Have you ever thought about the unspoken agreements you’ve made with yourself? The stories that you keep telling yourself that keep you tied in one spot. How can you re-write those narratives? How can you take your baggage and use it to make your life better, to essentially stack that baggage so you can climb out of hating yourself?
An agreement I’ve subconsciously made is that I am unworthy of love because of my body and until my body looks a certain way, I will be denied this love. This is a deep rooted belief that dates back to being a small girl who was too big to be picked up and then promptly saw her much thinner cousins lifted and played with. It’s funny that such a small action, that was not meant to hurt my feelings, has shaped such a large part of my life.
I’ve kept myself in this narrative for most of my life in ways I don’t think I fully understood until last year, when I was the thinnest I’d been in my adult life and was rejected by a man after he saw me naked. I had felt relatively confident at the time, though not in my worth, but in my appearance. But he was judging me, comparing meto someone a decade younger who was shorter, thinner and blonde(r). This happened a year ago, and sent me on quite the healing journey. He was a catalyst of change, of accepting myself and realizing my worth comes from more than my physical being. I had shared dark baggage with him, and he with me, but it was not until he saw me physically naked that he was repulsed. Perhaps all the wounds manifested themselves onto my body like tattoos when he saw me or perhaps he’s just an asshole (likely the latter).
This guy was obsessed with numbering women, I was an 8, but he loved a 10, but it’s not like he hadn’t been with a 6 or 7… He had gone off his anti-depressants in order to lose weight, because “when I’m happy, I just don’t care if I’m fat.” His mom was gorgeous and treated his father like shit and he loved women that treated him the same way, plus she was short, thin and blonde. See the pattern yet? Our narratives had interlocked. I had felt compared for a good chunk of my life to women and girls I would never look like and here was this man whose own trauma was thrusting that knife deeper. I would never be what he wanted and instead of focusing on what I wanted, all I could see was that rejection and how it bolstered my narrative. For years men had only liked thin women or blonde women- I’d had an ex tell me I would be perfect if I were a blonde. I’d always been told, verbally and non-verbally- that I would be better if I looked a certain way.
This event led to the dissolution of a friendship that was tied up in body image and self worth, which I will talk about later, but I am telling you now so you understand how much it affected me in the moment.
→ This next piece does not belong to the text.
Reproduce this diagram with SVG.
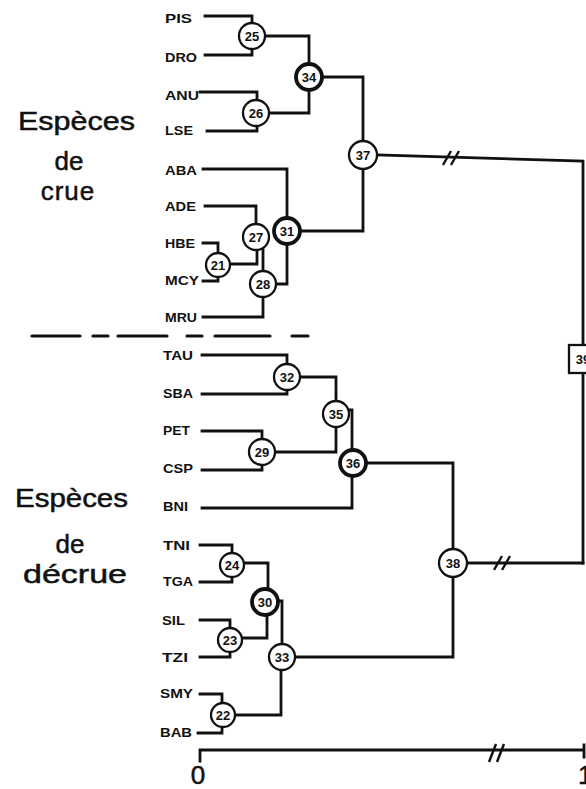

I spent hours meditating and crying over this person who I thought saw me so clearly, who had denied that I had any value. He endorsed my narrative, THE main narrative I’ve used to protect my heart: that my appearance is why I do not deserve deep, nurturing love. I didn’t understand that he couldn’t see my value because I couldn’t see it either.
This body thing comes back around over and over again in my life and I’ve decided to change the narrative. That’s why I started this blog, to help me re-write it. I’m meant to shake something up in a broader sense, and it seems like it has something to do with this bullshit. Why else would it keep popping up? Isn’t the way I can change the narrative to use it, to use my hurts, to help someone else?
Do I think deep down in my heart of hearts that I am unworthy of love because I wear a size 12. Or because I am a brunette and not a blonde. Or because I am the height of an Amazon, with long, strong legs and arms that can reach all the grocery shelves. No. I am worthy because I am a person who would never treat another like shit, and finally that includes myself.